Directions: Starting at the first line of the listing below, repeat each line exactly until the line containing "const yTicks = [0,2,4,6,8,10,12,14,16];", which you include. Leave out pictures.

───

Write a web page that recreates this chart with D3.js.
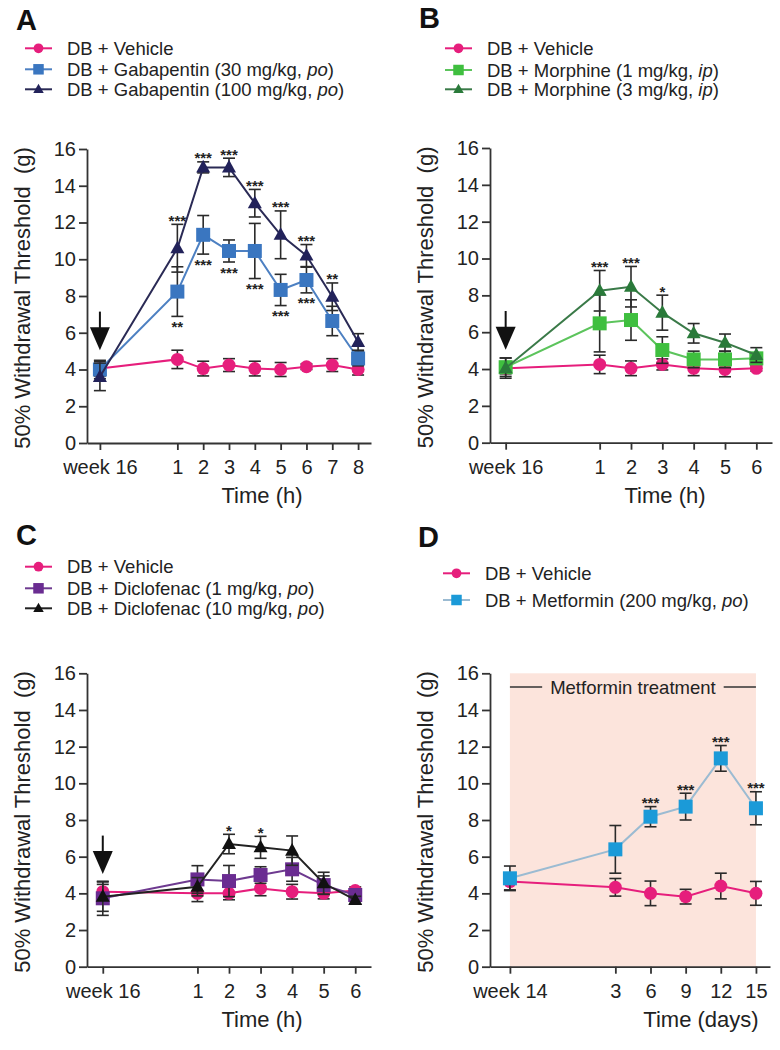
<!DOCTYPE html>
<html><head><meta charset="utf-8">
<script src="https://cdn.jsdelivr.net/npm/d3@7"></script>
<style>
body{margin:0;background:#fff;}
svg{display:block;font-family:"Liberation Sans",Arial,Helvetica,sans-serif;}
</style></head>
<body>
<svg id="c" width="780" height="1050"></svg>
<script>
// ---------- DATA ----------
const yTicks = [0,2,4,6,8,10,12,14,16];

// Panel A
const xA = [-2,1,2,3,4,5,6,7,8];
const xTickLabelsA = ["week 16","1","2","3","4","5","6","7","8"];
const vehA = [4.05,4.55,4.05,4.24,4.05,4.0,4.15,4.24,4.0];
const vehAErr = [0.4,0.5,0.4,0.35,0.4,0.38,0.15,0.35,0.3];
const gab30 = [4.0,8.24,11.33,10.45,10.45,8.33,8.87,6.64,4.6];
const gab30Err = [0.5,1.35,1.05,0.6,1.5,0.85,0.7,0.8,0.4];
const gab100 = [3.6,10.6,15.0,15.0,13.05,11.33,10.2,7.96,5.5];
const gab100Err = [0.75,1.3,0.3,0.5,0.75,1.3,0.6,0.75,0.45];
const sigGab30 = ["","**","***","***","***","***","***","",""];
const sigGab100 = ["","***","***","***","***","***","***","**",""];
const legendA = [["DB + Vehicle","",""],["DB + Gabapentin (30 mg/kg, ","po",")"],["DB + Gabapentin (100 mg/kg, ","po",")"]];

// Panel B
const xB = [-2,1,2,3,4,5,6];
const xTickLabelsB = ["week 16","1","2","3","4","5","6"];
const vehB = [4.04,4.25,4.04,4.25,4.04,3.98,4.04];
const vehBErr = [0.3,0.5,0.4,0.3,0.4,0.4,0.15];
const mor1 = [4.1,6.48,6.66,5.03,4.52,4.52,4.58];
const mor1Err = [0.5,1.55,1.1,0.72,0.45,0.45,0.3];
const mor3 = [4.05,8.25,8.47,7.06,5.94,5.43,4.76];
const mor3Err = [0.55,1.1,1.1,0.95,0.53,0.47,0.4];
const sigMor1 = ["","","","","","",""];
const sigMor3 = ["","***","***","*","","",""];
const legendB = [["DB + Vehicle","",""],["DB + Morphine (1 mg/kg, ","ip",")"],["DB + Morphine (3 mg/kg, ","ip",")"]];

// Panel C
const xC = [-2,1,2,3,4,5,6];
const xTickLabelsC = ["week 16","1","2","3","4","5","6"];
const vehC = [4.09,4.0,4.0,4.27,4.09,4.0,4.15];
const vehCErr = [0.4,0.45,0.35,0.4,0.4,0.3,0.2];
const dic1 = [3.73,4.76,4.67,5.0,5.31,4.45,3.91];
const dic1Err = [0.93,0.75,0.85,0.45,0.65,0.5,0.3];
const dic10 = [3.82,4.36,6.69,6.51,6.33,4.55,3.64];
const dic10Err = [0.8,0.5,0.53,0.6,0.8,0.6,0.2];
const sigDic1 = ["","","","","","",""];
const sigDic10 = ["","","*","*","","",""];
const legendC = [["DB + Vehicle","",""],["DB + Diclofenac (1 mg/kg, ","po",")"],["DB + Diclofenac (10 mg/kg, ","po",")"]];

// Panel D
const xD = [-6,3,6,9,12,15];
const xTickLabelsD = ["week 14","3","6","9","12","15"];
const vehD = [4.64,4.33,4.0,3.82,4.4,4.0];
const vehDErr = [0.45,0.48,0.67,0.4,0.7,0.65];
const met = [4.82,6.4,8.18,8.73,11.36,8.64];
const metErr = [0.67,1.3,0.55,0.73,0.7,0.9];
const sigMet = ["","","***","***","***","***"];
const legendD = [["DB + Vehicle","",""],["DB + Metformin (200 mg/kg, ","po",")"]];
const treatmentSpan = [-6,15];

const arrowVals = [7.15,5.05]; // arrow top / tip (y units)
const noSig = null;

// ---------- DRAW ----------
const svg = d3.select("#c");
const AX = "#333";
const ERR = "#2a2a2a";

function marker(g, shape, cx, cy, size, fill){
  if(shape==="circle"){
    g.append("circle").attr("cx",cx).attr("cy",cy).attr("r",size/2).attr("fill",fill);
  } else if(shape==="square"){
    g.append("rect").attr("x",cx-size/2).attr("y",cy-size/2).attr("width",size).attr("height",size).attr("fill",fill);
  } else {
    const h=size*0.9, w=size;
    g.append("path").attr("d",`M${cx},${cy-h*0.6}L${cx+w/2},${cy+h*0.4}L${cx-w/2},${cy+h*0.4}Z`).attr("fill",fill);
  }
}

function drawPanel(cfg){
  const x = d3.scaleLinear().domain(cfg.xDomain).range([cfg.x0,cfg.x1]);
  const y = d3.scaleLinear().domain([0,16]).range([cfg.y0,cfg.y1]);
  const g = svg.append("g");

  if(cfg.shade){
    g.append("rect").attr("x",x(cfg.shade[0])).attr("y",y(16))
      .attr("width",x(cfg.shade[1])-x(cfg.shade[0])).attr("height",y(0)-y(16))
      .attr("fill","#fce4dc");
    const ty=y(15.25), cx=(x(cfg.shade[0])+x(cfg.shade[1]))/2;
    const t=g.append("text").attr("x",cx).attr("y",ty+6.5).attr("text-anchor","middle")
      .attr("font-size",18.5).attr("fill","#222").text("Metformin treatment");
    const bb=t.node().getBBox();
    g.append("line").attr("x1",x(cfg.shade[0])).attr("x2",bb.x-8).attr("y1",ty).attr("y2",ty).attr("stroke","#333").attr("stroke-width",1.6);
    g.append("line").attr("x1",bb.x+bb.width+8).attr("x2",x(cfg.shade[1])).attr("y1",ty).attr("y2",ty).attr("stroke","#333").attr("stroke-width",1.6);
  }

  // axes
  const ya = g.append("g").attr("transform",`translate(${cfg.x0},0)`)
    .call(d3.axisLeft(y).tickValues(yTicks).tickSize(8).tickSizeOuter(0).tickPadding(3));
  const xa = g.append("g").attr("transform",`translate(0,${cfg.y0})`)
    .call(d3.axisBottom(x).tickValues(cfg.xTicks).tickFormat((d,i)=>cfg.xLabels[i]).tickSize(7).tickSizeOuter(0));
  [ya,xa].forEach(a=>{
    a.select(".domain").attr("stroke",AX).attr("stroke-width",1.8);
    a.selectAll(".tick line").attr("stroke",AX).attr("stroke-width",1.8);
    a.selectAll("text").attr("font-size",20).attr("fill","#222").attr("font-family","Liberation Sans, Arial, sans-serif");
  });
  xa.selectAll("text").attr("y",31).attr("dy",0);

  // axis titles
  g.append("text").attr("x",cfg.titleX).attr("y",cfg.y0+60).attr("text-anchor","middle")
    .attr("font-size",22).attr("fill","#222").text(cfg.xTitle);
  const yc=(cfg.y0+cfg.y1)/2+2, yx=cfg.x0-57.5;
  g.append("text").attr("transform",`translate(${yx},${yc}) rotate(-90)`).attr("text-anchor","middle")
    .attr("font-size",22).attr("fill","#222").attr("xml:space","preserve").text("50% Withdrawal Threshold  (g)");

  // arrow
  if(cfg.arrow){
    const ax=x(cfg.xTicks[0]), yt=y(arrowVals[0]), yp=y(arrowVals[1]);
    g.append("line").attr("x1",ax).attr("x2",ax).attr("y1",yt).attr("y2",yp-20).attr("stroke","#111").attr("stroke-width",2);
    g.append("path").attr("d",`M${ax-10},${yp-23}L${ax+10},${yp-23}L${ax},${yp}Z`).attr("fill","#111");
  }

  // series
  cfg.series.forEach(s=>{
    const sg=g.append("g");
    s.vals.forEach((v,i)=>{
      const px=x(cfg.xVals[i]), e=s.err[i];
      if(e>0){
        sg.append("line").attr("x1",px).attr("x2",px).attr("y1",y(v-e)).attr("y2",y(v+e)).attr("stroke",ERR).attr("stroke-width",1.6);
        [v-e,v+e].forEach(vv=>sg.append("line").attr("x1",px-6).attr("x2",px+6).attr("y1",y(vv)).attr("y2",y(vv)).attr("stroke",ERR).attr("stroke-width",1.6));
      }
    });
    sg.append("path").datum(s.vals).attr("fill","none").attr("stroke",s.line).attr("stroke-width",2)
      .attr("d",d3.line().x((d,i)=>x(cfg.xVals[i])).y(d=>y(d)));
    s.vals.forEach((v,i)=>marker(sg,s.shape,x(cfg.xVals[i]),y(v),s.size,s.color));
    if(s.sig){
      s.vals.forEach((v,i)=>{
        const lab=s.sig[i]; if(!lab) return;
        const px=x(cfg.xVals[i]);
        const cy = s.sigPos==="above" ? y(v+s.err[i])-7 : y(v-s.err[i])+7;
        g.append("text").attr("x",px).attr("y",cy+8.5).attr("text-anchor","middle")
          .attr("font-size",15).attr("font-weight","bold").attr("fill","#222").text(lab);
      });
    }
  });

  // panel letter
  g.append("text").attr("x",cfg.letterX).attr("y",cfg.letterY).attr("font-size",29).attr("font-weight","bold").attr("fill","#111").text(cfg.letter);

  // legend
  cfg.legend.forEach((l,i)=>{
    const s=cfg.series[i], ly=cfg.legY[i];
    g.append("line").attr("x1",cfg.legX).attr("x2",cfg.legX+27).attr("y1",ly).attr("y2",ly).attr("stroke",s.line).attr("stroke-width",2);
    marker(g,s.shape,cfg.legX+13.5,ly,s.size*0.75,s.color);
    const t=g.append("text").attr("x",cfg.legX+42).attr("y",ly+6.5).attr("font-size",18.5).attr("fill","#222");
    t.append("tspan").text(l[0]);
    if(l[1]) t.append("tspan").attr("font-style","italic").text(l[1]);
    if(l[2]) t.append("tspan").text(l[2]);
  });
}

const PINK="#e61e7c";
drawPanel({letter:"A",letterX:16,letterY:30,x0:87,x1:371,y0:443,y1:149,xDomain:[-2.5,8.5],
  xTicks:xA,xLabels:xTickLabelsA,xVals:xA,xTitle:"Time (h)",titleX:262,arrow:true,
  legend:legendA,legX:25,legY:[48.3,69.3,89.3],
  series:[
    {vals:vehA,err:vehAErr,color:PINK,line:PINK,shape:"circle",size:13},
    {vals:gab30,err:gab30Err,color:"#3a76c0",line:"#4d80c2",shape:"square",size:14,sig:sigGab30,sigPos:"below"},
    {vals:gab100,err:gab100Err,color:"#22225a",line:"#2a2a55",shape:"triangle",size:14,sig:sigGab100,sigPos:"above"}
  ]});
drawPanel({letter:"B",letterX:419,letterY:28,x0:490,x1:772,y0:442.7,y1:148,xDomain:[-2.5,6.5],
  xTicks:xB,xLabels:xTickLabelsB,xVals:xB,xTitle:"Time (h)",titleX:665,arrow:true,
  legend:legendB,legX:445,legY:[48.3,70,89.3],
  series:[
    {vals:vehB,err:vehBErr,color:PINK,line:PINK,shape:"circle",size:13},
    {vals:mor1,err:mor1Err,color:"#3fbf3f",line:"#5cc45c",shape:"square",size:14,sig:sigMor1,sigPos:"above"},
    {vals:mor3,err:mor3Err,color:"#2a7a3a",line:"#3a7a48",shape:"triangle",size:14,sig:sigMor3,sigPos:"above"}
  ]});
drawPanel({letter:"C",letterX:16,letterY:545,x0:87,x1:371,y0:966.7,y1:673.3,xDomain:[-2.5,6.5],
  xTicks:xC,xLabels:xTickLabelsC,xVals:xC,xTitle:"Time (h)",titleX:262,arrow:true,
  legend:legendC,legX:25,legY:[566.7,588.3,608.3],
  series:[
    {vals:vehC,err:vehCErr,color:PINK,line:PINK,shape:"circle",size:13},
    {vals:dic1,err:dic1Err,color:"#6a2c91",line:"#6e3a90",shape:"square",size:14,sig:sigDic1,sigPos:"above"},
    {vals:dic10,err:dic10Err,color:"#111",line:"#222",shape:"triangle",size:14,sig:sigDic10,sigPos:"above"}
  ]});
drawPanel({letter:"D",letterX:418,letterY:547,x0:490,x1:770,y0:966.7,y1:673.3,xDomain:[-7.7,16.2],
  xTicks:xD,xLabels:xTickLabelsD,xVals:xD,xTitle:"Time (days)",titleX:701,arrow:false,shade:treatmentSpan,
  legend:legendD,legX:443,legY:[573.3,600],
  series:[
    {vals:vehD,err:vehDErr,color:PINK,line:PINK,shape:"circle",size:13},
    {vals:met,err:metErr,color:"#1b9ad8",line:"#9bbbd2",shape:"square",size:14,sig:sigMet,sigPos:"above"}
  ]});
</script>
</body></html>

───

Written solution:
Write a web page that recreates this chart with D3.js.
<!DOCTYPE html>
<html><head><meta charset="utf-8">
<script src="https://cdn.jsdelivr.net/npm/d3@7"></script>
<style>
body{margin:0;background:#fff;}
svg{display:block;font-family:"Liberation Sans",Arial,Helvetica,sans-serif;}
</style></head>
<body>
<svg id="c" width="780" height="1050"></svg>
<script>
// ---------- DATA ----------
const yTicks = [0,2,4,6,8,10,12,14,16];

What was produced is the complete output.